Closed AASHISHAG closed 3 years ago

AASHISHAG commented 3 years ago

Hi,

Thank you for putting up the code open-source.

I have a question, is it somehow possible to add phoneme boundaries for each word recognized.

For example:

Transcript for a wav file (german): schau mal hin ist das dorf noch nicht zu sehen Phonemes Recognized: | ʃ a ʊ h m a l h ɪ n ɪ s t d a s d ɔ ə f n ɔ x n ɪ x t s u z e h ə n Phonemes with word boundaries: | ʃ a ʊ h m a l h ɪ n ɪ s t d a s d ɔ ə f n ɔ x n ɪ x t s u z e h ə n

Not sure if I am missing something.

Thank you.

xinjli commented 3 years ago

Hi,

Thanks for your comment. Unfortunately, it does not have a feature to put boundaries between phonemes, but I think it can be implemented in the following way depending on your situation.

1) If you have the transcription for the audio: You can transform your transcription to the (correct) phoneme sequence, then match the recognized output with it using edit distance. The shortest path will show you the boundary of each word. This should be very simple to implement.

2) If you do not have transcription for the audio: Then recognizing word boundaries is very similar to a normal speech recognition task because you need to know the underlying word. There are several ways to do it. If the vocabulary is limited, you can create a search graph (lattice) and search over it with the output phonemes. If you do not know the vocabulary, the you probably need to rely on some WFST or neural network decoders, which are not very easy to implement.

Thanks!

AASHISHAG commented 3 years ago

Thank you for your suggestions.

I don't have transcripts and was wondering, if there is an easy way to convert these continuous phoneme sequences to text?

Do you think that option 2 would work in my case?

xinjli commented 3 years ago

I think there is no easy way to convert phoneme seq to text because there are lots of ambiguities in the phoneme outputs. You can implement a search graph with a pronounciation lexicon, but it might not give you very good results (because the outputs typically do not perfectly match with your lexicon)

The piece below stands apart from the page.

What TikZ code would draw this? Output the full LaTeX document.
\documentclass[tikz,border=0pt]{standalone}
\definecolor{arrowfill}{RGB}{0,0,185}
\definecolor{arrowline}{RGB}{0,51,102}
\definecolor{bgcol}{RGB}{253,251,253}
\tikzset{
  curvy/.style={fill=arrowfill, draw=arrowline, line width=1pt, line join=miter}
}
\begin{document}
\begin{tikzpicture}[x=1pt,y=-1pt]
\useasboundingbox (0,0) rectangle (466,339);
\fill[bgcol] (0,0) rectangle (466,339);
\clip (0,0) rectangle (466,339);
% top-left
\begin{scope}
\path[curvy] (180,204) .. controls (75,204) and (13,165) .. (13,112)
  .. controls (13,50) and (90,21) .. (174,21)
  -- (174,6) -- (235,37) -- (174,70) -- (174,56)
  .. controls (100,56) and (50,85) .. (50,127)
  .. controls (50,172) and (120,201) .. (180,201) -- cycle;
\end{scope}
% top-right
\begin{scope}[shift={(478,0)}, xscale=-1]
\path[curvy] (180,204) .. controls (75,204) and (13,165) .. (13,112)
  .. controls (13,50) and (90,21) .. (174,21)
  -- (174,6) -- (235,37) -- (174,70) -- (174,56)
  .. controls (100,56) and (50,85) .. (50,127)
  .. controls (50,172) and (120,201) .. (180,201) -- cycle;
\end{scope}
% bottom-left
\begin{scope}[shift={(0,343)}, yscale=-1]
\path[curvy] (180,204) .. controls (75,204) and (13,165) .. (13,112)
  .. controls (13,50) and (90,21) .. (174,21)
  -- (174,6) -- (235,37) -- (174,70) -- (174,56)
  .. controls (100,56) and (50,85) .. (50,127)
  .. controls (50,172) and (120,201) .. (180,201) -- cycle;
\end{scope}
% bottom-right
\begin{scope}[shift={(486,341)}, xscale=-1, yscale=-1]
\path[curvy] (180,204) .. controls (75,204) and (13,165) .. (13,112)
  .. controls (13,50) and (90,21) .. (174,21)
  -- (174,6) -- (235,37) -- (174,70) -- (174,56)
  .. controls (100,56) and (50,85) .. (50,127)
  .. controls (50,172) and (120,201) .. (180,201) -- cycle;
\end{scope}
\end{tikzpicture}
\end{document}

If you want good word boundaries, I suggest you take some existing good speech recognition models to recognize, then convert words outputs to phonemes afterwords. That might be easier to obtain the high quality boundary than this tool.

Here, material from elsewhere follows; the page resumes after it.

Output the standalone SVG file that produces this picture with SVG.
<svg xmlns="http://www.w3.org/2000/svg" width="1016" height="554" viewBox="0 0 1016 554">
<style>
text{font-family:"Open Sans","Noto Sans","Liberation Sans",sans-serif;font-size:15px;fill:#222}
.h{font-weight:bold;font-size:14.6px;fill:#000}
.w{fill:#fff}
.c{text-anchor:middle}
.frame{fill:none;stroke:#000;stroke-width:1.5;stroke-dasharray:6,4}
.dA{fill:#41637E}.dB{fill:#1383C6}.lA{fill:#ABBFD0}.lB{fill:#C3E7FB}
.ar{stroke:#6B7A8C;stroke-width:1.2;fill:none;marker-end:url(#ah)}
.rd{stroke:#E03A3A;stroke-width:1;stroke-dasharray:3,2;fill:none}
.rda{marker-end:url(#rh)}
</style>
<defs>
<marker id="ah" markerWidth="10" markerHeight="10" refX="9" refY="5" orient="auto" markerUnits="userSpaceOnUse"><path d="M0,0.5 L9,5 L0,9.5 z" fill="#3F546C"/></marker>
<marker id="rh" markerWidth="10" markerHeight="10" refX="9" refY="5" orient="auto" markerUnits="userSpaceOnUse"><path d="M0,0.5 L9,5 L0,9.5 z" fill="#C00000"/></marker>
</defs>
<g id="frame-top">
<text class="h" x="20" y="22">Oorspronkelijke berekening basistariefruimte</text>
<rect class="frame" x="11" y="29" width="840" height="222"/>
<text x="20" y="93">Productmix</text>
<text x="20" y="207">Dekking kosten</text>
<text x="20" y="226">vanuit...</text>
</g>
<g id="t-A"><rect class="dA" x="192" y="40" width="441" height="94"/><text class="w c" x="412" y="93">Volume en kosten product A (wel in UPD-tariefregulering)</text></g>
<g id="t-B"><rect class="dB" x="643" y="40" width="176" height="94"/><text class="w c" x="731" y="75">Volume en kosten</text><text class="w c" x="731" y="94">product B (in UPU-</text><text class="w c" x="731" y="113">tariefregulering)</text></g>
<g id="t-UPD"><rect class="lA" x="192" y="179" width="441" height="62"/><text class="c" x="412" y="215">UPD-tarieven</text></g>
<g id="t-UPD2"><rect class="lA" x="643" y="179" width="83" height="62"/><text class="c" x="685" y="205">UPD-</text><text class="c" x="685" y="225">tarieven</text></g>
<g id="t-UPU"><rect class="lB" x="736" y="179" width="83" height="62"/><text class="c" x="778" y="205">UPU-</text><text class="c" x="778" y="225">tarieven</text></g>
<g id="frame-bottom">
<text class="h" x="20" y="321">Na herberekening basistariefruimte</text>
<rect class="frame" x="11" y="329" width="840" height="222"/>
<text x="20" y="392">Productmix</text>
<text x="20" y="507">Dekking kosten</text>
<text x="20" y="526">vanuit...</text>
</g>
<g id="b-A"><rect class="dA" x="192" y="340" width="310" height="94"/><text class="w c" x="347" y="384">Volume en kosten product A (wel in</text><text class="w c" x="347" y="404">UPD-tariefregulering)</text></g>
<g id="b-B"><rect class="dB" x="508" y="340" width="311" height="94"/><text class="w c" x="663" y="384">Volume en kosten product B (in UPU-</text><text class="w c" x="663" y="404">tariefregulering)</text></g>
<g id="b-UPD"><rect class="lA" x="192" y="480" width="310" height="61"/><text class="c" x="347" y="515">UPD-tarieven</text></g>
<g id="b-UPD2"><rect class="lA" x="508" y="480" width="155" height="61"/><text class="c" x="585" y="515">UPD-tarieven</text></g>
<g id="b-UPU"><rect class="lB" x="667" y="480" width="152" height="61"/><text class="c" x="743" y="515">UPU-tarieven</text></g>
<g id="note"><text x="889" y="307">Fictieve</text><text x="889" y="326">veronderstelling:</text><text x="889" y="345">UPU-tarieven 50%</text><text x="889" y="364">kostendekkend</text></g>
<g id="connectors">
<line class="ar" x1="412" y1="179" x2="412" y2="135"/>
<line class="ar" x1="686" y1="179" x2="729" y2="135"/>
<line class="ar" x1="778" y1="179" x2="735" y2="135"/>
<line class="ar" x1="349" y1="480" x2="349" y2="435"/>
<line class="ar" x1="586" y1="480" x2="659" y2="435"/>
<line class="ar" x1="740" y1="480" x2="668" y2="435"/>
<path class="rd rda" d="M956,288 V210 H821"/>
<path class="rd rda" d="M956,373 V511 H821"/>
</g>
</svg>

AASHISHAG commented 3 years ago

I was actually looking to somehow use allosaurus for ASR task.

Given the recognized phonemes from audio, I want to predict the true transcriptions. But I think that would be challenging due to ambiguities in the phoneme outputs, as you mentioned above.

In case you have some ideas, I would love to discuss. Otherwise, I can close this ticket.

xinjli commented 3 years ago

Yeah, if you have some training set, probably you can use this tool to transcribe all audios and then train another seq2seq model to map phoneme to your transcription. This probably is the easiest way.

AASHISHAG commented 3 years ago

Thank you for the suggestions. I am closing the ticket.